[Figure scripts]
━━━

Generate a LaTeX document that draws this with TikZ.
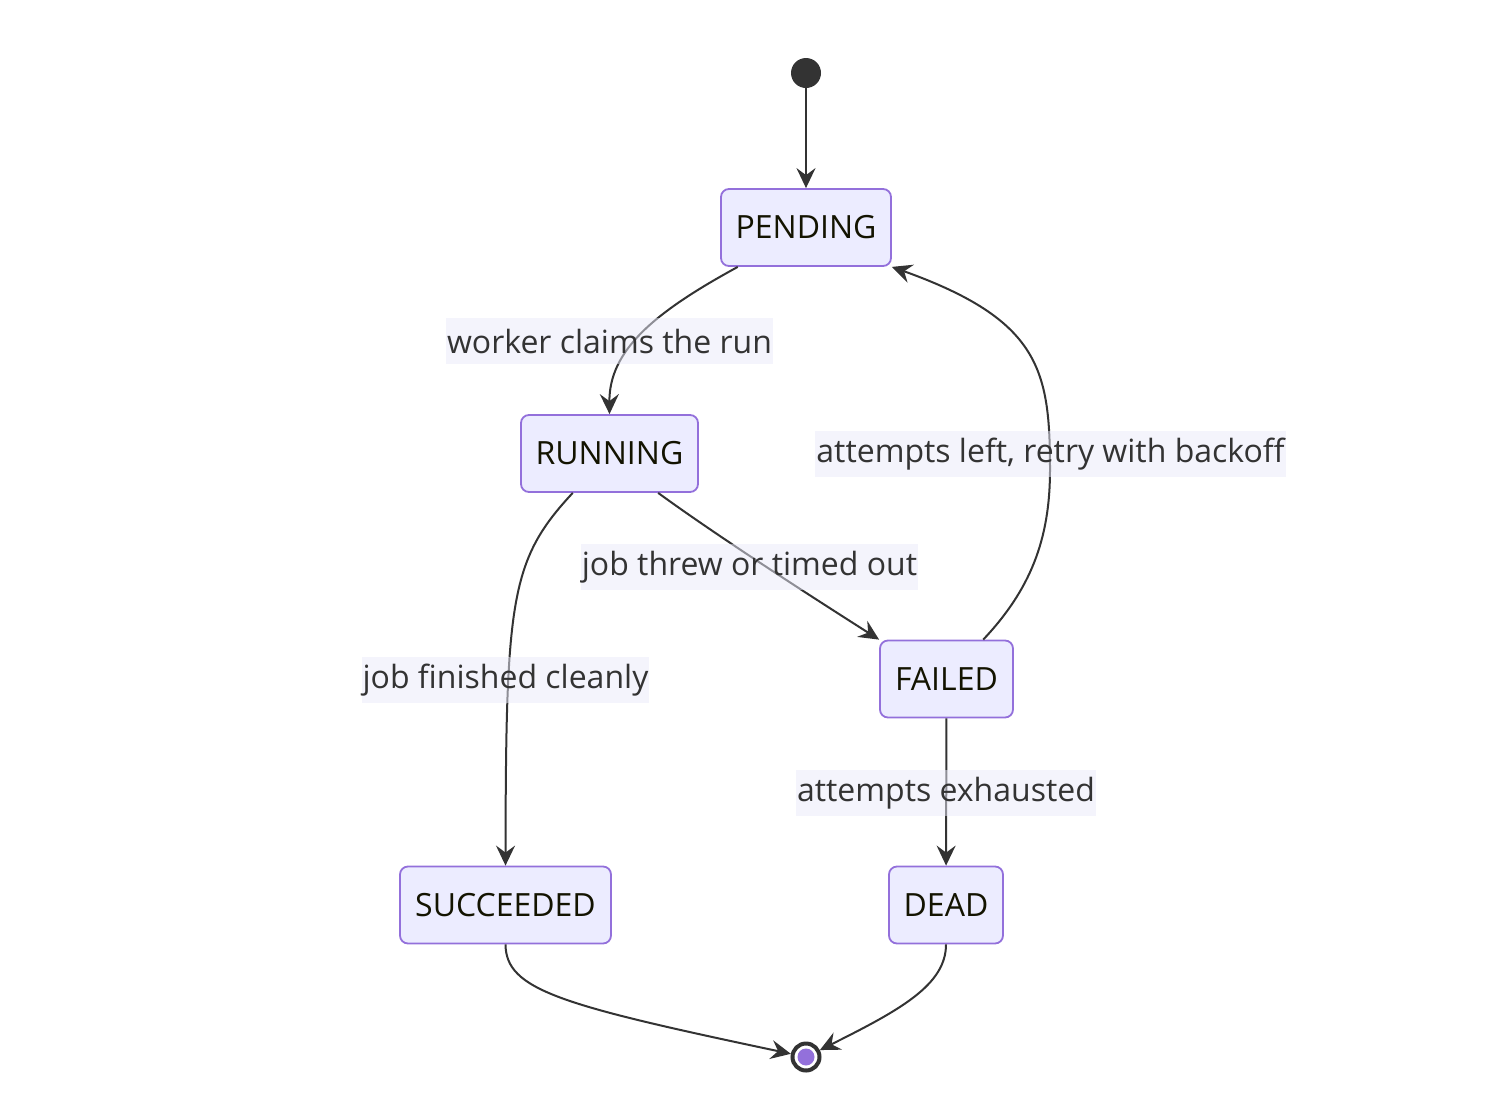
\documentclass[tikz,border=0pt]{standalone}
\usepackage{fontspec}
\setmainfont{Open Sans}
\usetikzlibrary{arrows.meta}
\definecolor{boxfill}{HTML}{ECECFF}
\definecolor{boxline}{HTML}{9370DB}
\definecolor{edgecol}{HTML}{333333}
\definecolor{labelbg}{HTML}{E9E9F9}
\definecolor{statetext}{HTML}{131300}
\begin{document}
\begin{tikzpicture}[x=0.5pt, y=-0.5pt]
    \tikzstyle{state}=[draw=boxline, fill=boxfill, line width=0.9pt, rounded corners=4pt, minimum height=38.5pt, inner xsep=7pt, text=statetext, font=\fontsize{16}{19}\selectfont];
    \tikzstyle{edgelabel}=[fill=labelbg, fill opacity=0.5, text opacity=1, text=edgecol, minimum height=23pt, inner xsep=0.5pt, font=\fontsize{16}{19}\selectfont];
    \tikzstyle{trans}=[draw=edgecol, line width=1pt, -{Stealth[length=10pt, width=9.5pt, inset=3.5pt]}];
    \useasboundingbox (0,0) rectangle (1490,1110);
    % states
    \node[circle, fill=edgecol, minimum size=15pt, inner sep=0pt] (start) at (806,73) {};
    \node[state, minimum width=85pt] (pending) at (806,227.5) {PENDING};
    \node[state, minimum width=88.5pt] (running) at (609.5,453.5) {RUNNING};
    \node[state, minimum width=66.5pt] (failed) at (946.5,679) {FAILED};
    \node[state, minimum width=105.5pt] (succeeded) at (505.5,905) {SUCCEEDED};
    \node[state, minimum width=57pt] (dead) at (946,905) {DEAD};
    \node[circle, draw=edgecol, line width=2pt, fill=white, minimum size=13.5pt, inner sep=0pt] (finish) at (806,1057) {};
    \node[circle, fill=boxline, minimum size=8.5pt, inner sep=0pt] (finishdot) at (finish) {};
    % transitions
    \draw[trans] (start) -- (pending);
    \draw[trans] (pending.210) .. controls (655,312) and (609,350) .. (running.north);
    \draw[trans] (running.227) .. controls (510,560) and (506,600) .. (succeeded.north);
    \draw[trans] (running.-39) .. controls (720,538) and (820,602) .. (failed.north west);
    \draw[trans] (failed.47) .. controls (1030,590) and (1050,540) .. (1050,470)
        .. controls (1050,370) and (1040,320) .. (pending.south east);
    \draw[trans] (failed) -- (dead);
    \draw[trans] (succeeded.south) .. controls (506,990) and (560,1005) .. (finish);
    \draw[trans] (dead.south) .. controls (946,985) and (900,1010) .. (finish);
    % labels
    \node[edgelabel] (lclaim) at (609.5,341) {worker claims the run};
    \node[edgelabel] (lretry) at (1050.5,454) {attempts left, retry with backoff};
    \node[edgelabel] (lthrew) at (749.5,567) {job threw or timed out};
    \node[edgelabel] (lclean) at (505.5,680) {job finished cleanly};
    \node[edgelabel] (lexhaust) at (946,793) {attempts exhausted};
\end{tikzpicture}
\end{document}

━━━

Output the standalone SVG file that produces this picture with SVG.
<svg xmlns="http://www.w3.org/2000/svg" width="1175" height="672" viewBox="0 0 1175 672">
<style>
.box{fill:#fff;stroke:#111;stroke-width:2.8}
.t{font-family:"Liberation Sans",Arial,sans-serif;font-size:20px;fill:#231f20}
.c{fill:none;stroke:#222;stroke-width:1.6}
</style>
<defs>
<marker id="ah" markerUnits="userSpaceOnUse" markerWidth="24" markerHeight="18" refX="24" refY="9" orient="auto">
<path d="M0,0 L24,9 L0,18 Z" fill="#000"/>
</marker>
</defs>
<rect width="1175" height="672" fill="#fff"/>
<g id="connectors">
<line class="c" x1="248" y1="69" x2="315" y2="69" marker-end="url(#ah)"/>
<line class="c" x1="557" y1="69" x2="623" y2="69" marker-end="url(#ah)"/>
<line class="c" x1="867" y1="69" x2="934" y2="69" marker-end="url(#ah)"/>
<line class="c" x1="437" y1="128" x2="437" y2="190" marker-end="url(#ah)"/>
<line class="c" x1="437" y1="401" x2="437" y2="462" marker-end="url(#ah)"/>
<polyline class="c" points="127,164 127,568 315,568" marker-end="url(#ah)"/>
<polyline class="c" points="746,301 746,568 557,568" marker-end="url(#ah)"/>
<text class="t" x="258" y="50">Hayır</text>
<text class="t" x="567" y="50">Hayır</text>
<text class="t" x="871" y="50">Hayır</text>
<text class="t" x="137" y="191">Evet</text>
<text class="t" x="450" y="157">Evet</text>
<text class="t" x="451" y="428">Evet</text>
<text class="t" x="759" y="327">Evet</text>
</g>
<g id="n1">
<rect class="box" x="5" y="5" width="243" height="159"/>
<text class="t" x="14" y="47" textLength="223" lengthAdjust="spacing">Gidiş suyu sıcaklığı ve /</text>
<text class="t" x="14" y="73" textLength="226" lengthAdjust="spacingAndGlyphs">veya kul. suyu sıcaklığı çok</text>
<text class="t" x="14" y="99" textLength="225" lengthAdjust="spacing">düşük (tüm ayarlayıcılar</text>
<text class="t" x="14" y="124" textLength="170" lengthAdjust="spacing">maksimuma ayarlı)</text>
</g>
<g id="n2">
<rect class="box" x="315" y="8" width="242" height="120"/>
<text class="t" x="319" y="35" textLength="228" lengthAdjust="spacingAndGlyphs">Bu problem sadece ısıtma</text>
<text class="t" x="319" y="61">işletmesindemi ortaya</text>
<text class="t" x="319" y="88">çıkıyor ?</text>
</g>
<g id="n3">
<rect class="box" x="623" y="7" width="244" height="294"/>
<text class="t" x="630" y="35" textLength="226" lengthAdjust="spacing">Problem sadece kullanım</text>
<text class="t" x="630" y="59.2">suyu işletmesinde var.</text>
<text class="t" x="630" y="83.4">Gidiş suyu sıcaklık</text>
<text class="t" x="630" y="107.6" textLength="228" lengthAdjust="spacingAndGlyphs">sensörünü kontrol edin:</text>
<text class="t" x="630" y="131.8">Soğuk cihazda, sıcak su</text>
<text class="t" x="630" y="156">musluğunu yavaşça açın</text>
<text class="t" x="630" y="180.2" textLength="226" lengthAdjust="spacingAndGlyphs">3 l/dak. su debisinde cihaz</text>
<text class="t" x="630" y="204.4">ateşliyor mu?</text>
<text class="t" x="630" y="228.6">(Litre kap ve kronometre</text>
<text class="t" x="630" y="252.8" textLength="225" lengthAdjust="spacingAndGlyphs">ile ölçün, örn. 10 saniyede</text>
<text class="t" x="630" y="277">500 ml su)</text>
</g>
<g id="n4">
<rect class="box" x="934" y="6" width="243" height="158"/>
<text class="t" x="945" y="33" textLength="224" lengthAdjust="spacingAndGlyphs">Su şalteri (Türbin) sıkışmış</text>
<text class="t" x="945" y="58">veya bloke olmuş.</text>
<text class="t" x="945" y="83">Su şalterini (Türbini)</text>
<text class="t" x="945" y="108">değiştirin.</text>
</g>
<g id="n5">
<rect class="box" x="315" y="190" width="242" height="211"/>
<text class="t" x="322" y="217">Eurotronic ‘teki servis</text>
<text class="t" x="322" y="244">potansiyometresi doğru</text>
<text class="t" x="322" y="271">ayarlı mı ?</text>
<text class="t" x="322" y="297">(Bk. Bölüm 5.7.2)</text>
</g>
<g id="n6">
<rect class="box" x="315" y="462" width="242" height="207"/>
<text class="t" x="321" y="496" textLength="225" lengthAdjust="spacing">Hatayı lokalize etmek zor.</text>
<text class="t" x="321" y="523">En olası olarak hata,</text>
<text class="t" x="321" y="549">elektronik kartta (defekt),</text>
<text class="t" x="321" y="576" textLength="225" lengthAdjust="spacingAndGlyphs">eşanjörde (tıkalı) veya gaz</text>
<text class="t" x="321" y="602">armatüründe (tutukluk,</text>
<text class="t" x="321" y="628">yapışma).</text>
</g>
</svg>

━━━

§ WHAT TO DO
Using the entries above, find all lines with "standalone". Copy them.

§ SOLUTION BELOW
\documentclass[tikz,border=0pt]{standalone}
Output the standalone SVG file that produces this picture with SVG.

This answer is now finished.